Imagine you are trying to identify a specific type of person in a crowded room. You have two ways to look at them:

The "Real Space" View: You look at where they are standing in the room.
The "Momentum Space" View: You look at how fast and in what direction they are moving (their "vibe" or energy).

In the world of quantum physics, particles (like electrons) behave like waves. Scientists have long known that these waves can be in one of three states:

Extended (The Wanderer): The wave spreads out evenly across the whole room. It's free to roam.
Localized (The Hermit): The wave gets stuck in one corner, decaying quickly so it never leaves that spot.
Critical (The Chameleon): This is the mysterious middle ground. The wave doesn't spread out evenly, but it also doesn't get stuck. It forms a complex, self-similar pattern (like a fractal snowflake) that exists everywhere but is concentrated in specific spots.

The Problem: The "Chameleon" is Hard to Spot

For decades, scientists had a reliable way to tell the difference between the "Wanderer" and the "Hermit." They used a tool called the Lyapunov Exponent (think of it as a "stuck-meter").

If the meter reads zero, the particle is free (Extended).
If the meter reads positive, the particle is stuck (Localized).

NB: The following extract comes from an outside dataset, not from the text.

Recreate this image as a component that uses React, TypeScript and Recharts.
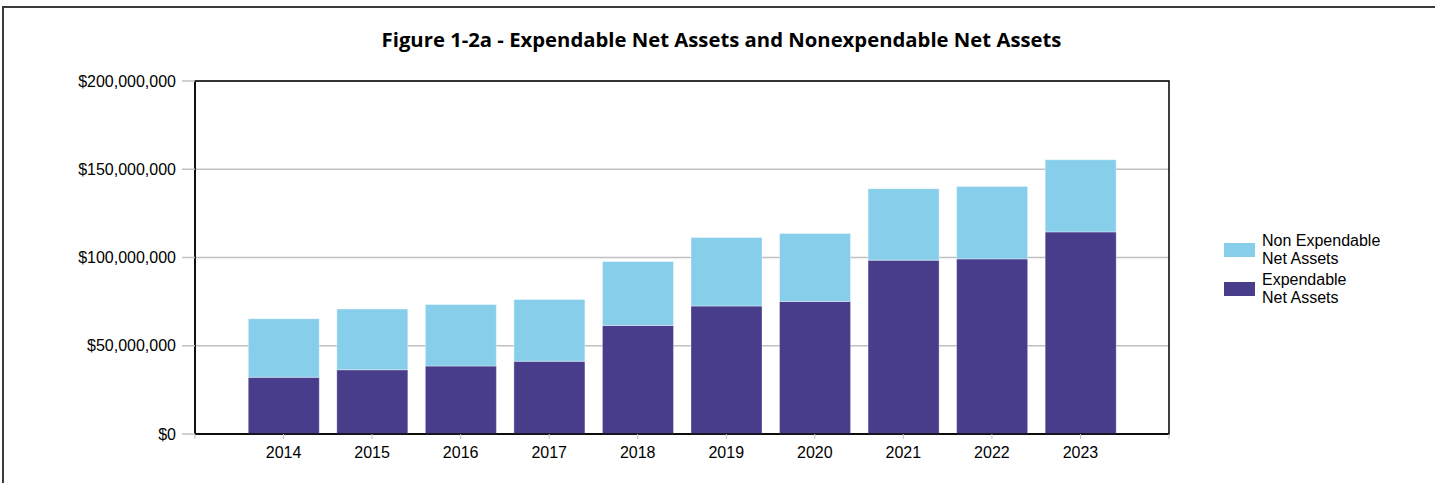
import React from 'react';
import { BarChart, Bar, XAxis, YAxis, CartesianGrid, ReferenceArea } from 'recharts';

const years = ['2014', '2015', '2016', '2017', '2018', '2019', '2020', '2021', '2022', '2023'];
const expendable = [32.1, 36.4, 38.5, 41.2, 61.5, 72.5, 75.1, 98.5, 99.2, 114.5];
const nonExpendable = [33.2, 34.4, 34.9, 35.0, 36.2, 38.8, 38.5, 40.5, 41.0, 40.9];
const yTicks = [0, 50000000, 100000000, 150000000, 200000000];

const DARK = '#483d8b';
const LIGHT = '#87ceeb';
const FONT = '"Liberation Sans", Arial, sans-serif';

const data = years.map((y, i) => ({
  pos: i + 1,
  year: y,
  expendable: expendable[i] * 1e6,
  nonExpendable: nonExpendable[i] * 1e6,
}));

const xTicks = Array.from({ length: 12 }, (_, i) => i);

const fmtMoney = (v: number) => '$' + v.toLocaleString('en-US');

const legendItems = [
  { color: LIGHT, lines: ['Non Expendable', 'Net Assets'] },
  { color: DARK, lines: ['Expendable', 'Net Assets'] },
];

function LegendBox() {
  return (
    <div
      style={{
        position: 'absolute',
        left: 1224,
        top: 232,
        fontFamily: FONT,
        fontSize: 16,
        color: '#000',
        lineHeight: '18px',
      }}
    >
      {legendItems.map((it) => (
        <div key={it.lines[0]} style={{ display: 'flex', alignItems: 'center', marginBottom: 3 }}>
          <div style={{ width: 31, height: 14, background: it.color, marginRight: 7 }} />
          <div>
            {it.lines.map((l) => (
              <div key={l}>{l}</div>
            ))}
          </div>
        </div>
      ))}
    </div>
  );
}

export default function App() {
  return (
    <div style={{ position: 'absolute', left: 0, top: 0, width: 1435, height: 483, background: '#fff' }}>
      <div
        style={{
          position: 'absolute',
          left: 2,
          top: 6,
          right: -10,
          bottom: -10,
          borderLeft: '2px solid #3a3a3a',
          borderTop: '2px solid #3a3a3a',
        }}
      />
      <div
        style={{
          position: 'absolute',
          left: 0,
          top: 25,
          width: 1443,
          textAlign: 'center',
          fontFamily: '"Open Sans", "Noto Sans", sans-serif',
          fontWeight: 700,
          fontSize: 20.3,
          color: '#000',
        }}
      >
        Figure 1-2a - Expendable Net Assets and Nonexpendable Net Assets
      </div>
      <div style={{ position: 'absolute', left: 0, top: 0 }}>
        <BarChart
          width={1435}
          height={483}
          data={data}
          margin={{ top: 81, left: 95, right: 266, bottom: 19 }}
        >
          <CartesianGrid horizontal vertical={false} stroke="#c0c0c0" strokeWidth={1.5} />
          <XAxis
            type="number"
            dataKey="pos"
            domain={[0, 11]}
            ticks={xTicks}
            interval={0}
            height={30}
            tickFormatter={(v: number) => years[v - 1] ?? ''}
            tick={{ fontSize: 16, fill: '#000', fontFamily: FONT }}
            tickLine={{ stroke: '#c0c0c0' }}
            tickSize={5}
            tickMargin={8}
            axisLine={{ stroke: '#000', strokeWidth: 1.5 }}
          />
          <YAxis
            width={100}
            domain={[0, 200000000]}
            ticks={yTicks}
            tickFormatter={fmtMoney}
            tick={{ fontSize: 16, fill: '#000', fontFamily: FONT }}
            tickLine={{ stroke: '#c0c0c0', strokeWidth: 1.5 }}
            tickSize={13}
            tickMargin={6}
            axisLine={{ stroke: '#000', strokeWidth: 1.5 }}
          />
          <Bar
            dataKey="expendable"
            stackId="a"
            fill={DARK}
            barSize={71}
            stroke="rgba(255,255,255,0.3)"
            isAnimationActive={false}
          />
          <Bar
            dataKey="nonExpendable"
            stackId="a"
            fill={LIGHT}
            barSize={71}
            stroke="rgba(255,255,255,0.4)"
            isAnimationActive={false}
          />
          <ReferenceArea
            x1={0}
            x2={11}
            y1={0}
            y2={200000000}
            fill="none"
            stroke="#000"
            strokeWidth={1.5}
          />
        </BarChart>
      </div>
      <LegendBox />
    </div>
  );
}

But here's the catch: The "Chameleon" (Critical state) also makes the meter read zero. So, looking at just the "Real Space" view, you can't tell the difference between a free wanderer and a complex critical state. It's like trying to tell the difference between a calm lake and a perfectly still ocean just by looking at the surface; they both look flat, but one is deep and complex.

The Solution: The "Dual-Space" Mirror

This paper, by Tong Liu, proposes a brilliant new way to spot the "Chameleon." Instead of just looking at where the particle is, we must look at both where it is and how it moves, simultaneously.

The authors introduce a concept called Dual-Space Invariance.

The Analogy of the Mirror:
Imagine you have a magical mirror that shows you the "Momentum" version of your particle.

For the Wanderer (Extended): In the real room, they are spread out everywhere. But in the mirror (momentum), they look like a single, stuck point. It's a lopsided relationship.
For the Hermit (Localized): In the real room, they are stuck in a corner. But in the mirror, they are spread out everywhere. Again, it's lopsided.
For the Chameleon (Critical): This is the magic. In the real room, they look complex and fractal. In the mirror, they look exactly the same way—complex and fractal.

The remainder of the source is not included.